Written instruction –
Only the lines between the line holding "Rebuild this chart" and the line holding "ax.set_xticklabels(categories)", both of those included, should be copied exactly; drop the pictures.

(Charts and diagrams as code)
========
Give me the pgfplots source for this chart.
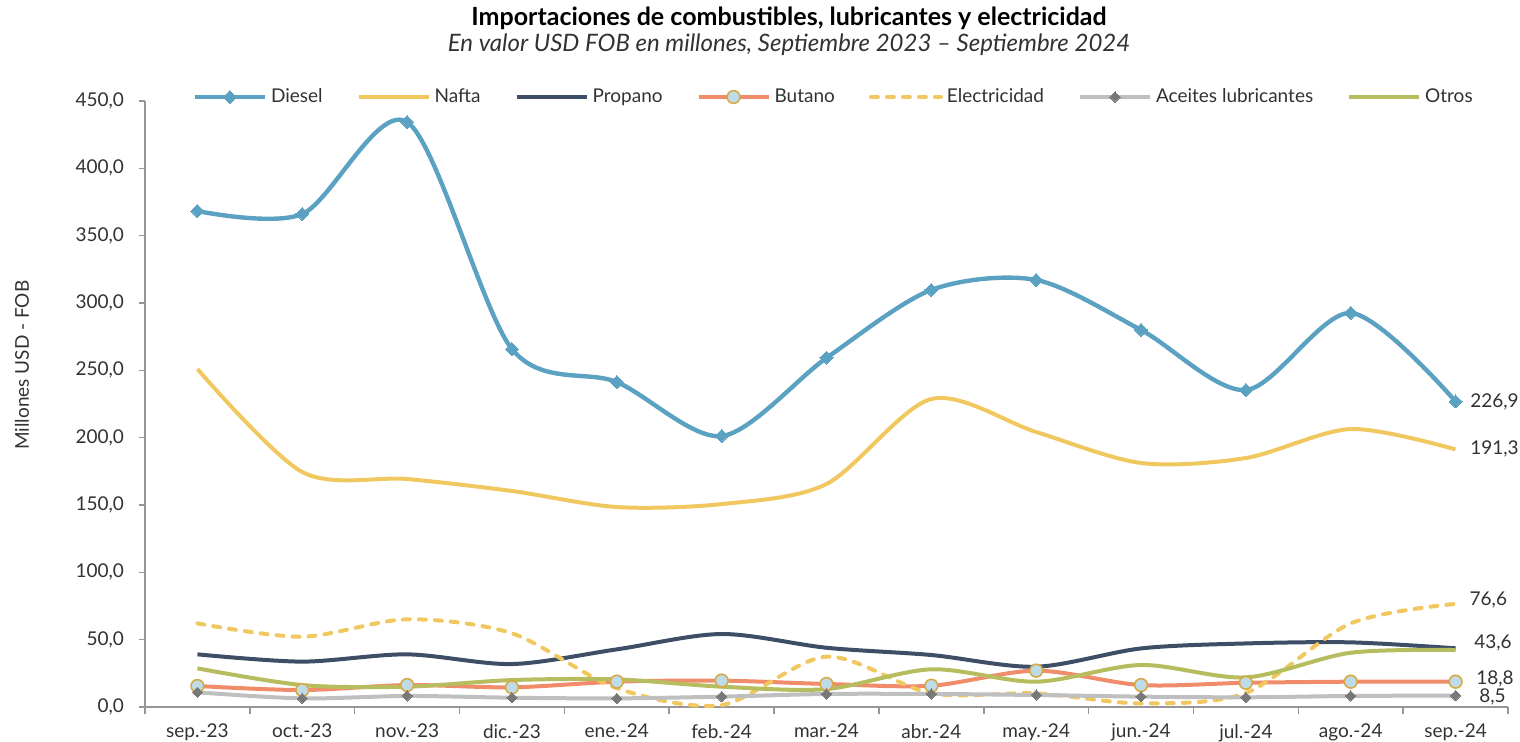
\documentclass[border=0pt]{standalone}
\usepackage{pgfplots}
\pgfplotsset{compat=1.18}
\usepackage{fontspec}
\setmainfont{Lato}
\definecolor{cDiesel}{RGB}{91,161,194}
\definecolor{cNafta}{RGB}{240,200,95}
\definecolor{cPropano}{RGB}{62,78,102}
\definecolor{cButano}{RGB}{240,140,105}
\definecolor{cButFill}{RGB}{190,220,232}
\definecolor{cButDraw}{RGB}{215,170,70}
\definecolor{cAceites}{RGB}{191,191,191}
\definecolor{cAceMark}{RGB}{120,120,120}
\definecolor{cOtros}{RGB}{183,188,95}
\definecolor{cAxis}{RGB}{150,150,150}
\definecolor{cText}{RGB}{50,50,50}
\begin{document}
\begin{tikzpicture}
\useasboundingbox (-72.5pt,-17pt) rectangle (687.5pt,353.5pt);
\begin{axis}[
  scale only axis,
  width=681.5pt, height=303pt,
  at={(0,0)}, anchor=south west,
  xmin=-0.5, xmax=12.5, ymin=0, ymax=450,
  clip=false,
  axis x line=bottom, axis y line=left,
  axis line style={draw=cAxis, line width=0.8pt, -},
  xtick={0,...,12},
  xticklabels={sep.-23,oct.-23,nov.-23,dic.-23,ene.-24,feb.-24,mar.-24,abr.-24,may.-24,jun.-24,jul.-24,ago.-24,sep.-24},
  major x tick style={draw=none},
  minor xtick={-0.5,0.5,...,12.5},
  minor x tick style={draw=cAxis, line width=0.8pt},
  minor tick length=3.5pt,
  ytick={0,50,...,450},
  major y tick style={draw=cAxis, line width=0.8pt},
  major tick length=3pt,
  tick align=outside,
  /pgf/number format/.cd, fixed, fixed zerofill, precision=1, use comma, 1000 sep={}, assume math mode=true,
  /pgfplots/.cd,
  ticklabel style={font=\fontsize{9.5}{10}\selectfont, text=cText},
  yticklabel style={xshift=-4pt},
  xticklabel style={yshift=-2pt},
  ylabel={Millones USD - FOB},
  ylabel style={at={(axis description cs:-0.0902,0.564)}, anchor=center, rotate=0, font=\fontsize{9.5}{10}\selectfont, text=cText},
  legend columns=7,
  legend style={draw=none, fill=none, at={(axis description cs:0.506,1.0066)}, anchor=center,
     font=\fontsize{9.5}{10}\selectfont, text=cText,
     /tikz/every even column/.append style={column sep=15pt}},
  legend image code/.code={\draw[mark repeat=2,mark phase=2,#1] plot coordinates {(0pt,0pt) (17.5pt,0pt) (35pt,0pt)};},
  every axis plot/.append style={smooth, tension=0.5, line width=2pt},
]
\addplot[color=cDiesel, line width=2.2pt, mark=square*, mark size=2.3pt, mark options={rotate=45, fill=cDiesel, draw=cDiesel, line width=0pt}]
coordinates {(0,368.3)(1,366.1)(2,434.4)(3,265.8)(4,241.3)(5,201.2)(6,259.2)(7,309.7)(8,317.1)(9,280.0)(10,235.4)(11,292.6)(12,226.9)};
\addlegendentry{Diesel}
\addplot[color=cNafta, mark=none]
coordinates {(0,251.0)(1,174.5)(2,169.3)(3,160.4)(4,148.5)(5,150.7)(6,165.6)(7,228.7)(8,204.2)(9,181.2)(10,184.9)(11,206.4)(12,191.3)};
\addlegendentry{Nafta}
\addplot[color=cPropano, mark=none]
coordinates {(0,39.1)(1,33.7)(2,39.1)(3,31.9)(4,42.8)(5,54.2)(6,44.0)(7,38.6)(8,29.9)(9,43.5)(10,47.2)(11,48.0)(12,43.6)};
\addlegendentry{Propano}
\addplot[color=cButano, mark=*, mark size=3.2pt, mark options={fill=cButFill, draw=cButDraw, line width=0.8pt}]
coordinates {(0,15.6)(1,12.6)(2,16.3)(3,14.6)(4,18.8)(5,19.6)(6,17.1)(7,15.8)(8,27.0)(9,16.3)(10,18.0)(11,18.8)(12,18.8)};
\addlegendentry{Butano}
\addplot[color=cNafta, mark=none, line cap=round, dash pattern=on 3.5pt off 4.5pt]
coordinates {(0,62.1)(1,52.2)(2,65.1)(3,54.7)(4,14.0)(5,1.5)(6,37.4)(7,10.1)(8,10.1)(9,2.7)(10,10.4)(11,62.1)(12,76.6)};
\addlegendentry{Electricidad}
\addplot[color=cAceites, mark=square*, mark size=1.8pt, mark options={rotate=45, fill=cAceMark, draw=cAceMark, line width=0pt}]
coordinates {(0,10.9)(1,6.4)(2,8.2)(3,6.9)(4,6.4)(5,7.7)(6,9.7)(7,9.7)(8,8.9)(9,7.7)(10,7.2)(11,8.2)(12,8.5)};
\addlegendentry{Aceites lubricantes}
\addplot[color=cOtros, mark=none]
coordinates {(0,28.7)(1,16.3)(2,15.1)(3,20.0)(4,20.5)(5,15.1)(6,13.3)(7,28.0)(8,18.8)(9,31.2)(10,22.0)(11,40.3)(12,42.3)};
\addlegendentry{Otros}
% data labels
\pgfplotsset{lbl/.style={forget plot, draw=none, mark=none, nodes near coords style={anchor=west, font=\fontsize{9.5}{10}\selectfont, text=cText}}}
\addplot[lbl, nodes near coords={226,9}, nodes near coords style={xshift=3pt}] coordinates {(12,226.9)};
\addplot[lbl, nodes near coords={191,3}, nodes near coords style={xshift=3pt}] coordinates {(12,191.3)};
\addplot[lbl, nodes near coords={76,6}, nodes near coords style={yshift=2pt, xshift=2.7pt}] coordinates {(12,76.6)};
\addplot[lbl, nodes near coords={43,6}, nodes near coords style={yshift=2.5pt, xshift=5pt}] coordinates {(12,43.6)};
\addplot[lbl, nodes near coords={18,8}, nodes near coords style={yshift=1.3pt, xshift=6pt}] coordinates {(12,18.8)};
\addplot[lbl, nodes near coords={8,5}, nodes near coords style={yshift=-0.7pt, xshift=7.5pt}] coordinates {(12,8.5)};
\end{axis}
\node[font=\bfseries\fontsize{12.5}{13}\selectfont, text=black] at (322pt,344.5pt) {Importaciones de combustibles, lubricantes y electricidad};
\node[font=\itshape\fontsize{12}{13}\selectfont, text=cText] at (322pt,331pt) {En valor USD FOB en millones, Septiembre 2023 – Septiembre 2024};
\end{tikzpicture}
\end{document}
========
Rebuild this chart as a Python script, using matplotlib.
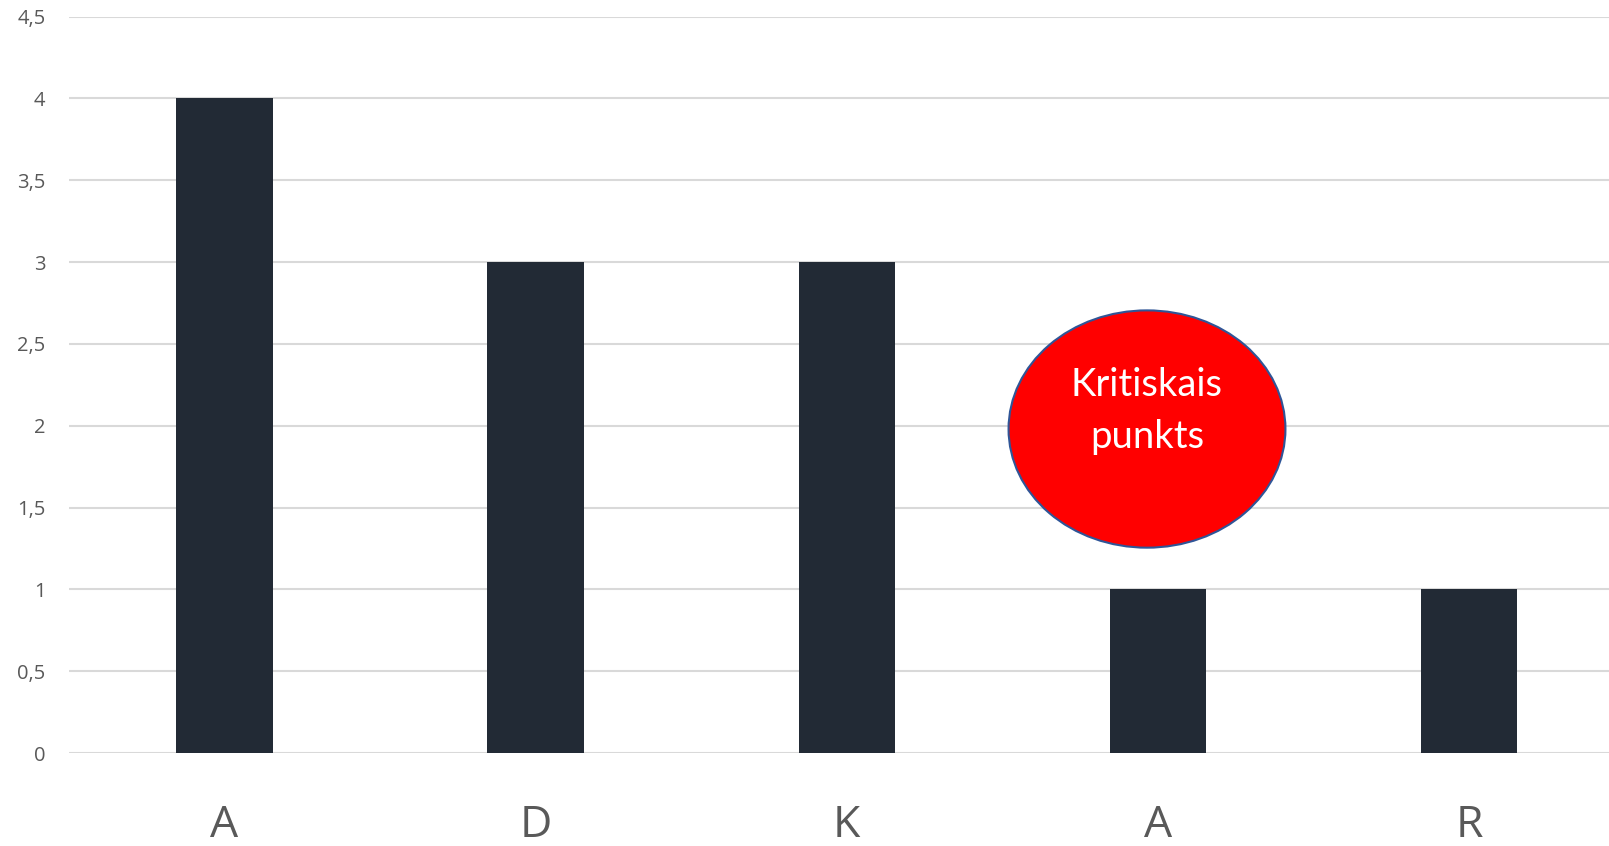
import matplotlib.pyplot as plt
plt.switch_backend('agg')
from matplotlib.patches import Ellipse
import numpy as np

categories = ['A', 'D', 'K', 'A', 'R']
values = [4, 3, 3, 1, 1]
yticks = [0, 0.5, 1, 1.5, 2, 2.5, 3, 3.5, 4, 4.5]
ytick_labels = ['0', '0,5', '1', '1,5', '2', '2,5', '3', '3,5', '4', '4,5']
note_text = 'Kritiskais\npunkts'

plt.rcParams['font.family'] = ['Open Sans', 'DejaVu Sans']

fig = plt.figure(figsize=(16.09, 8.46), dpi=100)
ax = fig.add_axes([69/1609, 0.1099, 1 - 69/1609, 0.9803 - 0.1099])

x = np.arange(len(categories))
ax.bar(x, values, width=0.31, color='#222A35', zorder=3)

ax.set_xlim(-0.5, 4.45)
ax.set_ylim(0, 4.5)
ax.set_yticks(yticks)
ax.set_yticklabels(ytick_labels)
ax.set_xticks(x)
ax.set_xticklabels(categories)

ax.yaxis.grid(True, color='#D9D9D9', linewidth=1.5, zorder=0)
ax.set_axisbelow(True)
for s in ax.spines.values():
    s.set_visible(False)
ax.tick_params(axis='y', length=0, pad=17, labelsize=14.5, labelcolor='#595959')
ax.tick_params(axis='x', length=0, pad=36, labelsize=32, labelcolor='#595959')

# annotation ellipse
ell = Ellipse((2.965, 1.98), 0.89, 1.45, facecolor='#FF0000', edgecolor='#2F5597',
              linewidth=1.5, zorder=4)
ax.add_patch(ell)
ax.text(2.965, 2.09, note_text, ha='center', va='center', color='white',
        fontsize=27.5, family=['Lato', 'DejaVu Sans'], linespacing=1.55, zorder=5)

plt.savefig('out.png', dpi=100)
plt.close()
========
Final answer –
Rebuild this chart as a Python script, using matplotlib.
import matplotlib.pyplot as plt
plt.switch_backend('agg')
from matplotlib.patches import Ellipse
import numpy as np

categories = ['A', 'D', 'K', 'A', 'R']
values = [4, 3, 3, 1, 1]
yticks = [0, 0.5, 1, 1.5, 2, 2.5, 3, 3.5, 4, 4.5]
ytick_labels = ['0', '0,5', '1', '1,5', '2', '2,5', '3', '3,5', '4', '4,5']
note_text = 'Kritiskais\npunkts'

plt.rcParams['font.family'] = ['Open Sans', 'DejaVu Sans']

fig = plt.figure(figsize=(16.09, 8.46), dpi=100)
ax = fig.add_axes([69/1609, 0.1099, 1 - 69/1609, 0.9803 - 0.1099])

x = np.arange(len(categories))
ax.bar(x, values, width=0.31, color='#222A35', zorder=3)

ax.set_xlim(-0.5, 4.45)
ax.set_ylim(0, 4.5)
ax.set_yticks(yticks)
ax.set_yticklabels(ytick_labels)
ax.set_xticks(x)
ax.set_xticklabels(categories)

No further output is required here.